Luca Giordano, Hercule domptant le taureau de Crète

Ces trois esquisses sont les premières idées d’une commande du roi d’Espagne Charles II : un cycle de seize fresques pour le décor du palais du Buen Retiro à Madrid, narrant les différents épisodes du mythe d’Hercule. La première esquisse de cette suite, Mercure, Pallas et Vulcain fournissant des armes à Hercule, a fait l’objet d’une dation en paiement à l’Etat, et a été déposée la même année par le Louvre au musée Fabre. Les deux autres ont été achetées la même année, en 2016, lors d’une vente publique à Barcelone.

Luca Giordano, le plus grand peintre napolitain de la seconde moitié du XVIIe siècle, et qui fut bien représenté lors de l’exposition du musée Fabre « L’Âge d’or de la peinture à Naples » de l’été 2015, séjourna en Espagne de 1692 à 1702, afin de répondre à de prestigieuses commandes pour la Couronne et l’Eglise. Il peignit en particulier les gigantesques fresques du plafond de la cathédrale de Tolède, de la basilique royale du palais de l’Escurial ainsi qu’une immense Allégorie de la Toison d’or sur le plafond du salon central du palais du Buen Retiro . Ce programme de style baroque était accompagné d’un cycle de seize fresques, entre les fenêtres, et illustrant les douze travaux d’Hercule ainsi que d’autres épisodes des aventures du héros de l’Antiquité . Le mythe d’Hercule était traditionnellement associé à la monarchie espagnole, du fait des fameuses « colonnes d’Hercule », le détroit de Gibraltar, qui aurait été ouvert par le héros lui-même lors de ses aventures. Elles figurent encore aujourd’hui sur les armes de l’Espagne. Il demeure de ces fresques désormais perdues huit esquisses préparatoires, dont trois sont désormais visibles au musée Fabre. Les cinq autres sont actuellement en collection particulière.

Le musée de Montpellier possède une Vierge à l’Enfant avec le petit saint Jean-Baptiste de Giordano, léguée en 1837 par François-Xavier Fabre à son musée. Peinte vers 1685, classicisante et lumineuse, cette toile est d’un esprit très différent. Les trois esquisses de l’histoire d’Hercule donnent à voir au contraire une atmosphère ténébreuse, peinte en monochrome de brun, d’une touche vive et vigoureuse, bien caractéristique de ce Luca fa presto (« Luca fait vite ») qui savait ébaucher de puissantes compositions en quelques heures à peine.

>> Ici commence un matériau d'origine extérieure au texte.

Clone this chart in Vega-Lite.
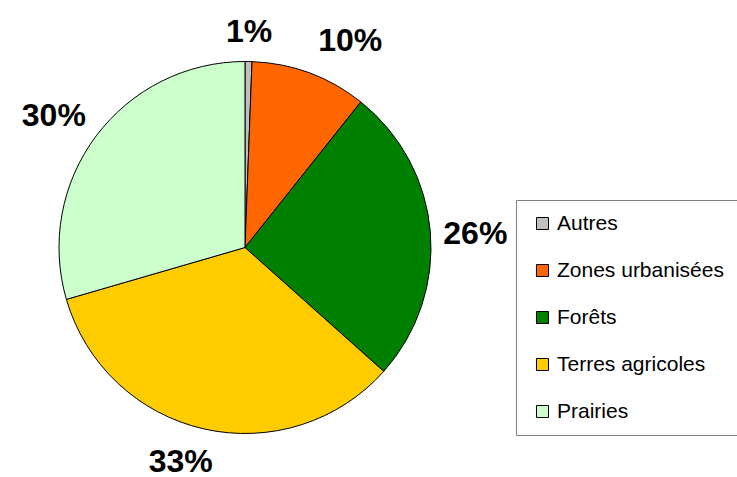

Ces peintures de la période espagnole de Giordano, sombres et tourmentées, auront une influence décisive dans la maturation du style du jeune Goya, trois quarts de siècle plus tard.

Ces trois esquisses, d’une provenance prestigieuse, permettent au musé d’enrichir son fonds italien de style baroque, au tournant des XVIIe et XVIIIe siècle, tout en poursuivant sa politique de mise en valeur de la peinture du siècle d’or napolitain.

Pierre Stépanoff

  • En savoir plus:

Oreste Ferrari, Giusepppe Scavizzi, Luca Giordano, L’opera completa, Naples, Electa Napoli, 1992.

Catalogue de l’exposition L’Âge d’or de la peinture à Naples : de Ribera à Giordano, Montpellier, musée Fabre, du 20 juin au 20 octobre 2015.

Sous la Direction de Michel Hilaire, Nicola Spinosa. Paris, Liénart, 2015.
Ouvrages disponibles à la bibliothèque du musée Fabre.

Luca Giordano
Hercule domptant le taureau de Crète
1696 - 1697
Huile sur toile
H. 57,5 cm ; L. 42 cm

Hist. : Œuvre peinte à Madrid entre 1696 et 1697, préparatoire au décor du palais du Buen Retiro ; peut-être proposé en vente publique à Vienne, en 1811 ; Séville, collection D. Gonzales Abren ; collection don Millan Luis-Delgado au moins de 1977 à 1992 ; Barcelone, vente Balclis, 26 mai 2015, lot n° 1535, acheté par Montpellier Méditerranée Métropole pour le musée Fabre avec le soutien de l’Etat et de la région Languedoc-Roussillon.